I asked one of our newer parents to tell us a bit about what brought her family to our community. This is her answer.
The year 2017 is the year our family – my husband, six year old twin girls and I – took the big leap into the world of self-directed education. As we are only at the beginning of our journey, I am not writing about our experiences, but on the process of getting to this point. How did we end up here – ready and excited, eager to toss out all those ideas about top private school/model-c education for our kids – of which getting into had plagued us since the twins were born.
In their first year of life, I dutifully applied to at least five of the best schools in Johannesburg and up until last year, went to assessments and interviews at almost all of them. As these six years have passed, I carefully observed the life of school-going children and began to feel more and more alienated from that way of life…. where was the time to be a child – to play, explore, create and be bored? There are also so many “activities” on offer but no time to be truly immersed in any of them, for deep learning and experimenting. The idea of breaking learning and knowledge up into “subjects” without integration, the eurocentric nature of the curricula and the pressure to conform in mainstream were less and less appealing. Then there were all the scandals which kept breaking in the media about the real nature of inclusivity and diversity within school spaces – there were just too many signs that this was not what we wanted for our family.
But what else was there? I began to look into the world of homeschooling, which can be just as overwhelming as trying to find the right school. Eventually, we stumbled on unschooling or self-directed education (the term I prefer) and felt a lot of the philosophy resonate with us. So we opted out of mainstream schooling precisely because education is an important value in our lives.

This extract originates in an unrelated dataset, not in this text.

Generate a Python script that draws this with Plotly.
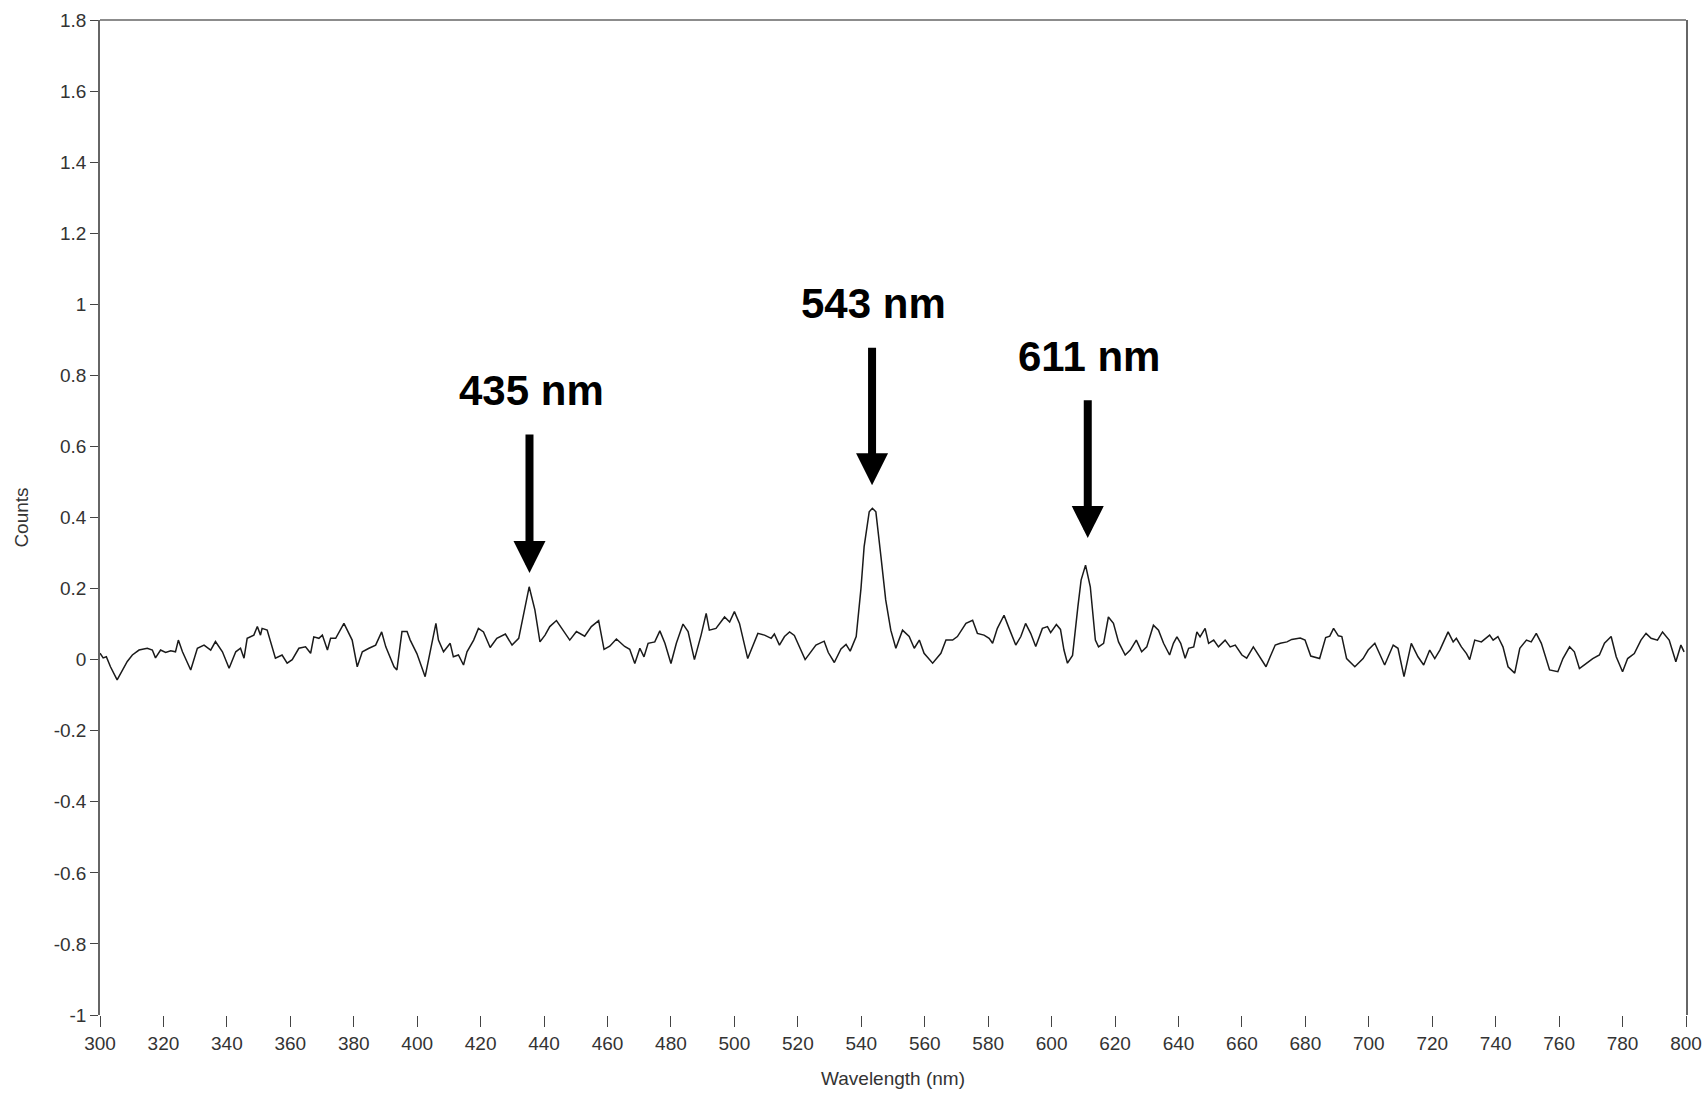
import plotly.graph_objects as go

# ---- data ----
wavelength_nm = [
    300.0, 301.0, 302.0, 303.3, 305.4, 307.0, 308.6, 310.2, 312.3, 314.9, 316.5, 317.5, 319.1, 320.7,
    322.3, 323.8, 324.7, 326.0, 328.6, 330.7, 332.8, 334.9, 336.4, 338.6, 340.7, 342.8, 344.3, 345.4,
    346.4, 348.5, 349.6, 350.6, 351.1, 352.7, 355.3, 357.4, 359.0, 360.6, 362.7, 364.8, 366.4, 367.4,
    369.0, 370.1, 371.7, 372.7, 374.3, 376.9, 379.5, 381.1, 382.7, 384.8, 386.9, 388.8, 390.1, 392.7,
    393.6, 395.2, 396.8, 397.8, 399.9, 402.5, 404.1, 405.9, 406.7, 408.3, 410.4, 411.4, 413.0, 414.6,
    415.7, 417.8, 419.3, 420.9, 423.0, 425.1, 427.8, 429.9, 432.0, 433.6, 435.3, 437.1, 438.7, 440.3,
    441.8, 443.9, 445.5, 448.1, 450.2, 452.8, 454.9, 457.2, 458.9, 460.7, 462.8, 465.4, 467.0, 468.6,
    470.2, 471.5, 472.8, 474.9, 476.5, 478.1, 480.0, 481.7, 483.8, 485.4, 487.4, 489.5, 491.1, 492.1,
    494.2, 496.9, 498.5, 500.0, 501.6, 504.2, 507.4, 509.5, 511.6, 512.6, 514.2, 515.8, 517.4, 518.9,
    522.3, 525.7, 528.3, 529.6, 531.5, 533.6, 535.2, 536.5, 538.4, 539.9, 540.9, 542.5, 543.5, 544.6,
    546.2, 547.7, 549.3, 550.9, 553.0, 555.1, 556.7, 558.3, 559.8, 562.5, 565.1, 566.7, 568.8, 570.3,
    573.0, 575.1, 576.6, 578.7, 580.3, 581.4, 582.9, 585.0, 586.6, 588.7, 590.3, 591.8, 593.4, 595.0,
    597.1, 598.7, 599.7, 601.5, 602.8, 603.9, 605.0, 606.6, 608.3, 609.3, 610.7, 612.2, 613.8, 614.8,
    616.4, 617.9, 619.5, 621.1, 623.2, 624.8, 626.7, 628.4, 630.0, 632.1, 633.7, 635.3, 637.2, 638.4,
    639.5, 640.7, 642.1, 643.2, 644.8, 645.8, 646.8, 648.4, 649.5, 651.1, 652.6, 654.7, 656.3, 657.9,
    660.0, 661.5, 663.6, 665.2, 667.6, 668.9, 670.5, 672.1, 674.2, 675.7, 678.4, 679.9, 681.7, 684.5,
    686.4, 687.7, 688.9, 690.4, 691.5, 693.0, 695.6, 698.2, 699.8, 701.9, 703.5, 705.0, 707.7, 709.2,
    711.1, 713.4, 715.5, 717.3, 719.2, 720.8, 722.4, 725.0, 726.6, 727.6, 729.2, 730.8, 731.8, 733.4,
    735.5, 738.1, 739.2, 740.7, 742.3, 743.9, 746.0, 747.6, 749.7, 751.2, 752.8, 754.4, 757.0, 759.6,
    761.2, 763.3, 764.8, 766.4, 768.5, 770.6, 772.7, 774.3, 776.4, 778.0, 780.0, 781.6, 783.7, 785.8,
    787.4, 789.0, 791.0, 792.6, 794.7, 796.8, 798.4, 799.4,
]
counts = [
    0.018, 0.005, 0.008, -0.020, -0.057, -0.029, -0.005, 0.013, 0.027, 0.032, 0.027, 0.005, 0.027, 0.020,
    0.025, 0.022, 0.055, 0.022, -0.029, 0.032, 0.041, 0.027, 0.051, 0.022, -0.024, 0.022, 0.032, 0.004,
    0.060, 0.069, 0.093, 0.069, 0.088, 0.083, 0.004, 0.013, -0.010, 0.000, 0.032, 0.036, 0.018, 0.064,
    0.060, 0.069, 0.027, 0.060, 0.060, 0.102, 0.055, -0.020, 0.022, 0.032, 0.041, 0.078, 0.036, -0.020,
    -0.029, 0.079, 0.079, 0.055, 0.017, -0.048, 0.027, 0.102, 0.055, 0.022, 0.046, 0.008, 0.013, -0.015,
    0.022, 0.055, 0.088, 0.078, 0.034, 0.060, 0.072, 0.041, 0.060, 0.130, 0.205, 0.140, 0.050, 0.069,
    0.093, 0.110, 0.088, 0.055, 0.079, 0.066, 0.093, 0.110, 0.029, 0.038, 0.058, 0.037, 0.029, -0.011,
    0.032, 0.008, 0.046, 0.050, 0.081, 0.046, -0.011, 0.046, 0.100, 0.079, 0.000, 0.069, 0.130, 0.083,
    0.088, 0.120, 0.106, 0.135, 0.102, 0.003, 0.074, 0.069, 0.060, 0.072, 0.041, 0.065, 0.078, 0.068,
    0.000, 0.041, 0.052, 0.020, -0.008, 0.030, 0.043, 0.024, 0.065, 0.200, 0.318, 0.416, 0.426, 0.416,
    0.290, 0.168, 0.083, 0.032, 0.083, 0.065, 0.032, 0.055, 0.018, -0.010, 0.018, 0.055, 0.055, 0.065,
    0.102, 0.111, 0.074, 0.069, 0.060, 0.046, 0.088, 0.125, 0.088, 0.041, 0.065, 0.102, 0.074, 0.037,
    0.088, 0.093, 0.076, 0.099, 0.085, 0.027, -0.010, 0.012, 0.150, 0.224, 0.266, 0.205, 0.055, 0.036,
    0.046, 0.120, 0.102, 0.050, 0.013, 0.027, 0.055, 0.022, 0.036, 0.097, 0.083, 0.046, 0.013, 0.046,
    0.064, 0.046, 0.004, 0.032, 0.036, 0.078, 0.064, 0.088, 0.046, 0.055, 0.036, 0.055, 0.036, 0.041,
    0.013, 0.004, 0.036, 0.013, -0.020, 0.008, 0.041, 0.046, 0.050, 0.057, 0.061, 0.055, 0.010, 0.003,
    0.062, 0.066, 0.088, 0.067, 0.065, 0.003, -0.020, 0.003, 0.027, 0.046, 0.013, -0.015, 0.041, 0.032,
    -0.048, 0.046, 0.008, -0.015, 0.027, 0.003, 0.027, 0.078, 0.050, 0.060, 0.036, 0.017, 0.000, 0.055,
    0.050, 0.069, 0.055, 0.065, 0.036, -0.020, -0.038, 0.032, 0.055, 0.050, 0.074, 0.046, -0.029, -0.034,
    0.003, 0.036, 0.022, -0.025, -0.011, 0.003, 0.013, 0.046, 0.065, 0.008, -0.034, 0.003, 0.017, 0.055,
    0.074, 0.060, 0.055, 0.078, 0.055, -0.006, 0.041, 0.022,
]

peak_wavelengths = [435, 543, 611]
peak_labels = ["435 nm", "543 nm", "611 nm"]

y_tick_values = [1.8, 1.6, 1.4, 1.2, 1.0, 0.8, 0.6, 0.4, 0.2, 0.0, -0.2, -0.4, -0.6, -0.8, -1.0]
y_tick_labels = ["1.8", "1.6", "1.4", "1.2", "1", "0.8", "0.6", "0.4", "0.2", "0",
                 "-0.2", "-0.4", "-0.6", "-0.8", "-1"]
x_tick_values = list(range(300, 801, 20))
x_tick_labels = [str(v) for v in x_tick_values]

# ---- figure ----
fig = go.Figure()
fig.add_trace(go.Scatter(
    x=wavelength_nm, y=counts, mode="lines",
    line=dict(color="#1a1a1a", width=1.5),
    showlegend=False, hoverinfo="x+y",
))

tick_font = dict(family="Liberation Sans, Arial, sans-serif", size=19, color="#333333")

fig.update_layout(
    width=1705, height=1095,
    margin=dict(l=100, r=19, t=20, b=80),
    paper_bgcolor="white", plot_bgcolor="white",
    xaxis=dict(
        range=[300, 800], tickvals=x_tick_values, ticktext=x_tick_labels,
        showgrid=False, zeroline=False, showline=False, automargin=False,
        ticks="outside", ticklen=11, tickwidth=1.2, tickcolor="#444444",
        tickfont=tick_font, ticklabeloverflow="allow",
        title=dict(text="Wavelength (nm)", font=dict(family="Liberation Sans, Arial, sans-serif",
                                                   size=19, color="#333333"), standoff=18),
    ),
    yaxis=dict(
        range=[-1, 1.8], tickvals=y_tick_values, ticktext=y_tick_labels,
        showgrid=False, zeroline=False, automargin=False,
        showline=True, mirror=True, linecolor="#666666", linewidth=1.5,
        ticks="outside", ticklen=8, tickwidth=1.2, tickcolor="#444444",
        tickfont=tick_font,
        title=dict(text="Counts", font=dict(family="Liberation Sans, Arial, sans-serif",
                                          size=19, color="#333333"), standoff=20),
    ),
    shapes=[dict(type="line", xref="paper", yref="paper", x0=0, x1=1, y0=1, y1=1,
                 line=dict(color="#666666", width=1.5))],
)

# arrows and labels for the marked peaks
arrow_tip = [0.244, 0.491, 0.342]
arrow_tail = [0.638, 0.882, 0.734]
label_y = [0.756, 1.003, 0.852]
label_dx = [1.0, 0.8, 0.7]
for pk, lab, tip, tail, ly, dx in zip(peak_wavelengths, peak_labels, arrow_tip, arrow_tail, label_y, label_dx):
    fig.add_annotation(
        x=pk + 0.4, y=tip, ax=pk + 0.4, ay=tail, xref="x", yref="y", axref="x", ayref="y",
        text="", showarrow=True, arrowhead=2, arrowsize=0.8, arrowwidth=8,
        arrowcolor="#000000", standoff=0,
    )
    fig.add_annotation(
        x=pk + dx, y=ly, xref="x", yref="y", text="<b>%s</b>" % lab, showarrow=False,
        font=dict(family="Liberation Sans, Arial, sans-serif", size=42, color="#000000"),
        xanchor="center", yanchor="middle",
    )

fig.write_html("out.html")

I am a researcher, both in the formal sense and by nature – and so my reflexive approach was to research everything I could about homeschooling and self-directed education – I was convinced by the notion that children learn best when they are learning what interests them in the ways that feel natural to them. In our rich Islamic tradition, we have a narration passed down to us from our Prophet Muhammad (peace be upon him) in which he said, “Made easy for everyone to do, is that for which they were created”. The great mystic poet, Mevlana Jalaluddin Rumi, echoed this message in his lines, “Everyone has been made for some particular work and the desire for that work has been put in every heart.”
What this means to me, is that each of us have, within ourselves, a deeper purpose for why we exist, something we have come to do and accomplish, no matter how seemingly big or small, which according to these great sages, should come naturally and is latent within ourselves. How are children (and all of us really), supposed to realize this potential, when they are so heavily veiled from their innate ways of learning and their own unique strengths are dulled down through standardized education which insists that all kids must learn the same things in the same way.
On a family level, self-directed learning allows us to fashion our own lifestyle without being stifled by the mind-numbing routine and year-in year-out rigidities of mainstream school. It allows us the freedom to travel at any time, as the world truly is the best school. It allows us to explore our own ways of being and ways of knowing more fully and deeply. It allows us to be immersed in our culture, our religion and spirituality, our passions. It allows us to live in the real South Africa – of immense beauty, harsh realities, incredible diversity and huge challenges.
In my work, my areas of research are in the field of religion – specifically in gender, spirituality and of recent decoloniality – the new buzz word in Universities across the country and one of the calls of the student movements since 2015. As I began to read deeper and try to understand exactly how to decolonize religion and education, the journey became deeply personal. There were so many questions, there still are. How can we, as a family, contribute to decolonization when we are still bound to a school system which privileges certain kinds of knowledge, performance and self-expression? How can we unearth the epistemicide of so many great cultures and traditions – all eventually replaced with the industrial-age ideas of school? How do we honor our own traditions, legacies, wisdoms and histories? How do we face the reality that the world as we know it is changing so rapidly, that mainstream schooling simply cannot keep up? How do we contribute to narrowing the inequalities gap in our country when the public education system is a failure? How do we protect precious old ways of learning and also embrace the exciting new ways? How do we recognize each and every child as an individual with their own interests and passions? How do we allow our kids the freedom to explore all aspects of their identities without judgement, in ways and spaces that are safe? How do we teach that learning is a lifelong endeavor, for its own sake, for the joy, humility and transformation it brings? All of this research, these observations, questions and debates have led us to embark on the journey of self-directed learning.
- Safiyyah, Riverstone Village parent.